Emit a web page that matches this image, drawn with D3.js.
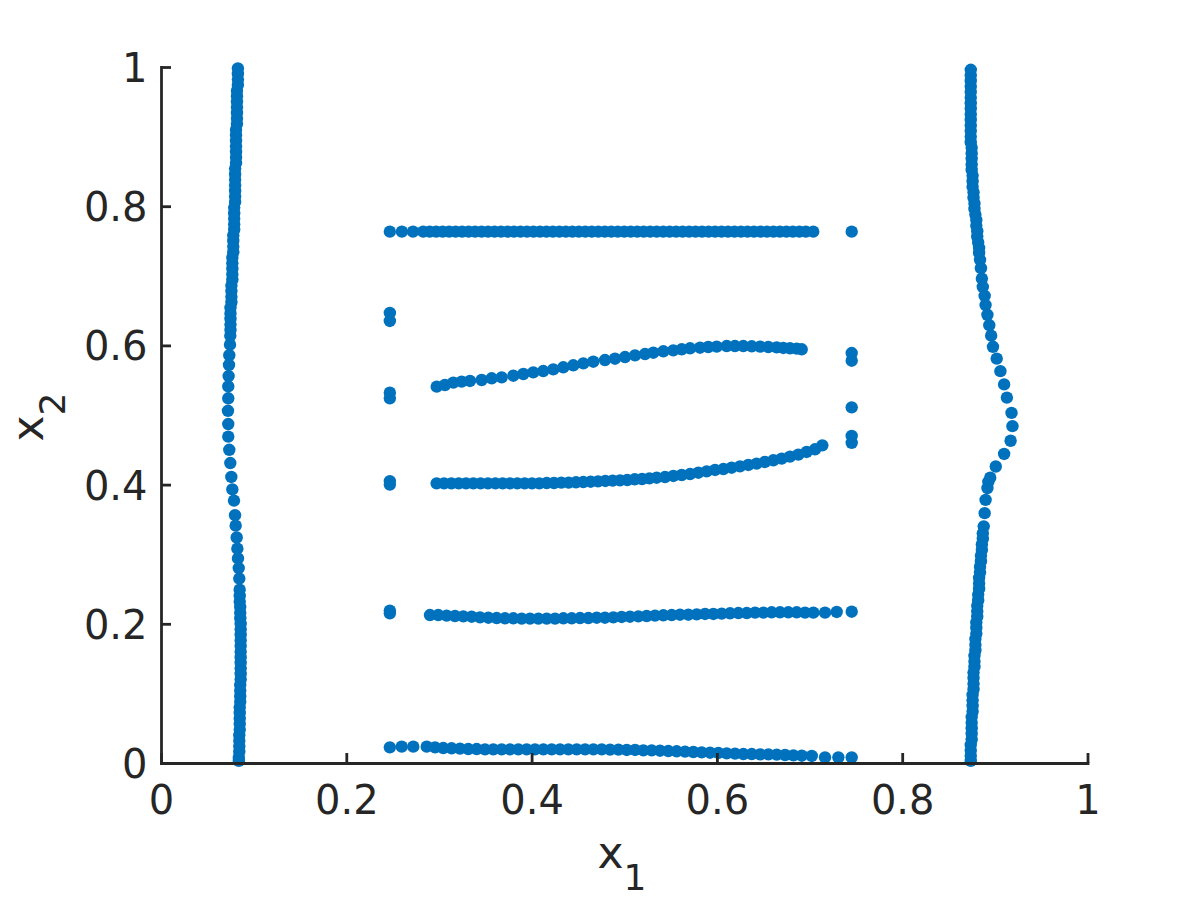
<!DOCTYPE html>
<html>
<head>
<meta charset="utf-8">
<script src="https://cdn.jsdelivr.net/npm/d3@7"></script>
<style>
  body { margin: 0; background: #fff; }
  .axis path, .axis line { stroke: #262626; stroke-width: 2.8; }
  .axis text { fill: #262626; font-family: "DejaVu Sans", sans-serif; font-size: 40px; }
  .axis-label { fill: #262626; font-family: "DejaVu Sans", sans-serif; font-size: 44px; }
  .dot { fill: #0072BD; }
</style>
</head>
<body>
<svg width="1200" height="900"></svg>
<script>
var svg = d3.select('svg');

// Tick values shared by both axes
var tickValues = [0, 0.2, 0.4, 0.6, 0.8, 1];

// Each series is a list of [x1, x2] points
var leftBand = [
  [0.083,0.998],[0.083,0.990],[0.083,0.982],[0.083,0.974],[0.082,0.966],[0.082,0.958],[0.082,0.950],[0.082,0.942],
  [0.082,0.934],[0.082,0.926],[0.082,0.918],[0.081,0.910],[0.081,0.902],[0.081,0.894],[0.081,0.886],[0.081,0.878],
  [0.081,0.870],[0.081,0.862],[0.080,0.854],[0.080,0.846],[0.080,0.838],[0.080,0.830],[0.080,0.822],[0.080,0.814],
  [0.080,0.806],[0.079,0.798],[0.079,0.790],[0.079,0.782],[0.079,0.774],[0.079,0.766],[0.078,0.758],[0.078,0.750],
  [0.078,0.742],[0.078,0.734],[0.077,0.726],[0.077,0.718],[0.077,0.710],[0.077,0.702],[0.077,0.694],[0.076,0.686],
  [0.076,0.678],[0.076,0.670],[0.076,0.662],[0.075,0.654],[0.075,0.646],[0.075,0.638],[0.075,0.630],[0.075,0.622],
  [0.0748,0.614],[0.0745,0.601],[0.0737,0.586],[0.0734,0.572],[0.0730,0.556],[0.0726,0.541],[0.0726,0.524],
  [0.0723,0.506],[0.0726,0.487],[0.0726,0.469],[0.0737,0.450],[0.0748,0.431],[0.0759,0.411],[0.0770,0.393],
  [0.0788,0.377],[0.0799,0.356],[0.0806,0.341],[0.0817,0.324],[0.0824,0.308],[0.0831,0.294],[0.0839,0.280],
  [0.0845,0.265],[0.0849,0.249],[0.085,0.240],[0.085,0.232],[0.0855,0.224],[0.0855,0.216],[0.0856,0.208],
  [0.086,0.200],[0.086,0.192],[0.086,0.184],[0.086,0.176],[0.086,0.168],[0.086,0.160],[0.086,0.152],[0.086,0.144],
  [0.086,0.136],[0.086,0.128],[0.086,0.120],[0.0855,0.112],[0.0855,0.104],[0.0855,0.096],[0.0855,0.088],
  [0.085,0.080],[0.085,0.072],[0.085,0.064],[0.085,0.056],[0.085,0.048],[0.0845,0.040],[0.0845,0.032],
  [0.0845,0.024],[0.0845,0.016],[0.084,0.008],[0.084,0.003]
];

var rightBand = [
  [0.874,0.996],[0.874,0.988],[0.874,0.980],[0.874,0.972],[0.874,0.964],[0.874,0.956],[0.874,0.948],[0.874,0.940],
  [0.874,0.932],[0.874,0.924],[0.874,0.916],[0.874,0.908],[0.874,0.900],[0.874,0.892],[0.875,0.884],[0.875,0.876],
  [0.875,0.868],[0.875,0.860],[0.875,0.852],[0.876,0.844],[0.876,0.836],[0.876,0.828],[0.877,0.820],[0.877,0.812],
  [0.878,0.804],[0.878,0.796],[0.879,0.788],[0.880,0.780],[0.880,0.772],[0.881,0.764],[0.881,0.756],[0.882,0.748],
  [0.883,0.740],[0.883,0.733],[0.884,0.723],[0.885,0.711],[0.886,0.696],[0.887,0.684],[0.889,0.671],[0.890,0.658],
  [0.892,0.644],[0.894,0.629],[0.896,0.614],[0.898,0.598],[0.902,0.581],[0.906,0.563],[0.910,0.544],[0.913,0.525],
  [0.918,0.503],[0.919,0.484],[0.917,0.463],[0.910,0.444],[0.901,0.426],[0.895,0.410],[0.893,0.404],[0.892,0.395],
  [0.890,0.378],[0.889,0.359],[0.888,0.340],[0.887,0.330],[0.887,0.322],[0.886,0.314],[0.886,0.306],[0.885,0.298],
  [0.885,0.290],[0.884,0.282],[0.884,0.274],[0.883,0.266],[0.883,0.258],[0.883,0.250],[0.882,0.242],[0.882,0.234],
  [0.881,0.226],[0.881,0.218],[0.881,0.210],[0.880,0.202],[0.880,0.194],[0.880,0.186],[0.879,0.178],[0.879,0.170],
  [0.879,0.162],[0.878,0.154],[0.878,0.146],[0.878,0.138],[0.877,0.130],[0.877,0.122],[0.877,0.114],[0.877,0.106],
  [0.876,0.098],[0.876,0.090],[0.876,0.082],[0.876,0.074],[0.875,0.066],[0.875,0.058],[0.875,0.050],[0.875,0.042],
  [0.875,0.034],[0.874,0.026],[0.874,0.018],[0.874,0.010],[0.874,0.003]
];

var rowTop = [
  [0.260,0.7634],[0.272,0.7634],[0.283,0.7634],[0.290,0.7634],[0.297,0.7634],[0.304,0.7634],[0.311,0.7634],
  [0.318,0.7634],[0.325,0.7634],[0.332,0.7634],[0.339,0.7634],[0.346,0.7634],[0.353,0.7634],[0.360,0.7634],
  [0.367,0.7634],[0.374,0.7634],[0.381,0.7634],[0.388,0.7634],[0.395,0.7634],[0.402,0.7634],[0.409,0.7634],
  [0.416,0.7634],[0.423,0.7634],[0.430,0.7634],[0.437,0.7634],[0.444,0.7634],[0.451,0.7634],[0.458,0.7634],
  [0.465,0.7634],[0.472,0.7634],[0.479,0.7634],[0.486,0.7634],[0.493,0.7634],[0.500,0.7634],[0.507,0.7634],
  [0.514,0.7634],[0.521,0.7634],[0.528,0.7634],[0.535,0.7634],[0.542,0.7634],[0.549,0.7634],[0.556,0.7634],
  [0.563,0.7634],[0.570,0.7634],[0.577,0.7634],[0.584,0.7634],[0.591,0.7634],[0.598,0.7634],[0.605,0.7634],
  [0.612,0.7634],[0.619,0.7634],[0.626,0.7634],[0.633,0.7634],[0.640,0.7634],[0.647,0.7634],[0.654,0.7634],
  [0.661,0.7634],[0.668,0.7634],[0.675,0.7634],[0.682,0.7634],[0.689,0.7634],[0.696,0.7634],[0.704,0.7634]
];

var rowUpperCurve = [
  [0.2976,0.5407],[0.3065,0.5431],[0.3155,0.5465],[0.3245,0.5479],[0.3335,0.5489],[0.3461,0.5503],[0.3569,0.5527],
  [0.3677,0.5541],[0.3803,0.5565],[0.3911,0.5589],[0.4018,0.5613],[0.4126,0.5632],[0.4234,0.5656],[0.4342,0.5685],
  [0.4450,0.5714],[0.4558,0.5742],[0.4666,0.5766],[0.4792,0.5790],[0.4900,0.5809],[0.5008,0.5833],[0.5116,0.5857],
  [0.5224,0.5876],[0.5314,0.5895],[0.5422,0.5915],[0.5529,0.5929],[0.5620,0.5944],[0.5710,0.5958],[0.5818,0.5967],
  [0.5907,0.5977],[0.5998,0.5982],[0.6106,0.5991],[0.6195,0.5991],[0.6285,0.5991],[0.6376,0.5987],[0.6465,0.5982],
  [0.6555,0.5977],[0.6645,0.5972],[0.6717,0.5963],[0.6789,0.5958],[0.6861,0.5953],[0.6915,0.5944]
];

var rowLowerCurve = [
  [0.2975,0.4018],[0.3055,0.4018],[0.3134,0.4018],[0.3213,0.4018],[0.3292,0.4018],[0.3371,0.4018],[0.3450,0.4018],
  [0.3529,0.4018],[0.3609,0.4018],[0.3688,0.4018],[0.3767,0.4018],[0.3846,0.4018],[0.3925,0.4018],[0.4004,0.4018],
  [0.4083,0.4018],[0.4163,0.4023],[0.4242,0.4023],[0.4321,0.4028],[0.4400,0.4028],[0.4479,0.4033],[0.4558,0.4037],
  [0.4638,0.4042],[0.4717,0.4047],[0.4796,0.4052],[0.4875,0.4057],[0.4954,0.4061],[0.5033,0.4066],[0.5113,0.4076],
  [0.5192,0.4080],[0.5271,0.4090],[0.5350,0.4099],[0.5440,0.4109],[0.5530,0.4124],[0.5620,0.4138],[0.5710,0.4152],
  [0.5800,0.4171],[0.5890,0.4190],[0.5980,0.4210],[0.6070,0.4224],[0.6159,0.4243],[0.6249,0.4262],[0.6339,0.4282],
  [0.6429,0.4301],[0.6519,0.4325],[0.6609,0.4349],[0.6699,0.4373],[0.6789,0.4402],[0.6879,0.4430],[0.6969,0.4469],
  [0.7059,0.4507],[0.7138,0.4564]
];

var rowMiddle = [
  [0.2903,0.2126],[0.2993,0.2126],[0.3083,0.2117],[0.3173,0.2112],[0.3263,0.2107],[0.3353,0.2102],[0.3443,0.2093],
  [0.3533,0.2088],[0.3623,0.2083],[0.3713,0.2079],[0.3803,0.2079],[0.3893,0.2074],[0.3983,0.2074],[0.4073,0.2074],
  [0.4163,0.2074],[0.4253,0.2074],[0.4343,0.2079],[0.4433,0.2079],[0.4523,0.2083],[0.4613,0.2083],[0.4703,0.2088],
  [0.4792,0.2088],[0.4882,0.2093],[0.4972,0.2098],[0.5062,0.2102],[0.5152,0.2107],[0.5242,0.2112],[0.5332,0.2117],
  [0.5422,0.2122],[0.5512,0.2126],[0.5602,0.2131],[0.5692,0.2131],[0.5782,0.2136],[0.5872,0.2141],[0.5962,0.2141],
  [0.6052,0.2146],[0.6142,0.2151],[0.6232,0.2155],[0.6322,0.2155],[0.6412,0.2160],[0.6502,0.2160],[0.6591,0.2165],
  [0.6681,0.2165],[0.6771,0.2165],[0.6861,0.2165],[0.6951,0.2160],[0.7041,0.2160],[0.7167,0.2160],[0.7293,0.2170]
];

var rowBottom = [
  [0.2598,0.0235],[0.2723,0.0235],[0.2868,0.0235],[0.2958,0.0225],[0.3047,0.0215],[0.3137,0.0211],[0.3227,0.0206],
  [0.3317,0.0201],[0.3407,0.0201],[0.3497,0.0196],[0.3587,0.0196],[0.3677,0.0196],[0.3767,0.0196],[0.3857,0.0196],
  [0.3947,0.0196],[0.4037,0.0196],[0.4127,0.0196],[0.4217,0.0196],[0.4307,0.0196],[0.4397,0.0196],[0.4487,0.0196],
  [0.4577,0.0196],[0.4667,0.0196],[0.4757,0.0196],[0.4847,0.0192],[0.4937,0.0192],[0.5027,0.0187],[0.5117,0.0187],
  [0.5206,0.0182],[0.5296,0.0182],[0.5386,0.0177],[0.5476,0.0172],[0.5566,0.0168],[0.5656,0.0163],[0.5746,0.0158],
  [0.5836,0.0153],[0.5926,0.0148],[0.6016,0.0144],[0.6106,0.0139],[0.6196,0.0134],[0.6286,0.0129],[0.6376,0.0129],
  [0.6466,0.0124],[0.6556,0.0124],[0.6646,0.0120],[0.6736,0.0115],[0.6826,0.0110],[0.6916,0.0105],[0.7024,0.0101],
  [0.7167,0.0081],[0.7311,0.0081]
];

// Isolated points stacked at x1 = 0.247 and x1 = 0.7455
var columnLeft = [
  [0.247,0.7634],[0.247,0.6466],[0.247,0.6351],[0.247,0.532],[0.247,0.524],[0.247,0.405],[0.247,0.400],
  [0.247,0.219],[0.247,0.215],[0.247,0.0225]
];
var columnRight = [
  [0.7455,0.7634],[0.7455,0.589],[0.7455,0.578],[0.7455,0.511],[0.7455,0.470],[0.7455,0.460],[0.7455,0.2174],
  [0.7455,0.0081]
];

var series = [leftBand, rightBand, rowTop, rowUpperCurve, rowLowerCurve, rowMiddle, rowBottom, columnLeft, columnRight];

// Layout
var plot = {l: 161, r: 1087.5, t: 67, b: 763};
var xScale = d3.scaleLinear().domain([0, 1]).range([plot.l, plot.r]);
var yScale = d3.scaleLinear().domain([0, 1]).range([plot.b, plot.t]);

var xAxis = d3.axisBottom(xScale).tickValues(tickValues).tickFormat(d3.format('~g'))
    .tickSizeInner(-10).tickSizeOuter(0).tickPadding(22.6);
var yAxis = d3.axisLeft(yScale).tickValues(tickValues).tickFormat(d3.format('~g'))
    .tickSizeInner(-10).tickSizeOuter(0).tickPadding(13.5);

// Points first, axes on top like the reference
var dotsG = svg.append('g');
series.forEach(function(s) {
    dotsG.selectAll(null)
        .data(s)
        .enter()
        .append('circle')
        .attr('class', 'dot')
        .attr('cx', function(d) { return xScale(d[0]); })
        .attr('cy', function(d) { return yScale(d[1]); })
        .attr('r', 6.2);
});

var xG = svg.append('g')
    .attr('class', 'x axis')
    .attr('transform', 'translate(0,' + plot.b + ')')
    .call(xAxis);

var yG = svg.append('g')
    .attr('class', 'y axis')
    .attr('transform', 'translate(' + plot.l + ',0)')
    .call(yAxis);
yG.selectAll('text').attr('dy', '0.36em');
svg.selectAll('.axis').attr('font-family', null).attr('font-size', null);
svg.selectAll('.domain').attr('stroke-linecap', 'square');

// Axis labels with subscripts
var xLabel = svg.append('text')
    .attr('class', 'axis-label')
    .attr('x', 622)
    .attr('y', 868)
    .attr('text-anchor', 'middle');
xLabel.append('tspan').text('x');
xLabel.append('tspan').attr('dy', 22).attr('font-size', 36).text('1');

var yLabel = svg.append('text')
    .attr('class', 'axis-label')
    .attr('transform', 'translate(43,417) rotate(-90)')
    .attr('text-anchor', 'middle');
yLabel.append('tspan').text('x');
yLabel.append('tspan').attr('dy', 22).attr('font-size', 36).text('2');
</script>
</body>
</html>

• • • • •

(Brief)
Copy exactly the lines running from the beginning of the listing through the line that has "var tickValues = [0, 0.2, 0.4, 0.6, 0.8, 1];". Drop the pictures.

(Exercise solution)
Emit a web page that matches this image, drawn with D3.js.
<!DOCTYPE html>
<html>
<head>
<meta charset="utf-8">
<script src="https://cdn.jsdelivr.net/npm/d3@7"></script>
<style>
  body { margin: 0; background: #fff; }
  .axis path, .axis line { stroke: #262626; stroke-width: 2.8; }
  .axis text { fill: #262626; font-family: "DejaVu Sans", sans-serif; font-size: 40px; }
  .axis-label { fill: #262626; font-family: "DejaVu Sans", sans-serif; font-size: 44px; }
  .dot { fill: #0072BD; }
</style>
</head>
<body>
<svg width="1200" height="900"></svg>
<script>
var svg = d3.select('svg');

// Tick values shared by both axes
var tickValues = [0, 0.2, 0.4, 0.6, 0.8, 1];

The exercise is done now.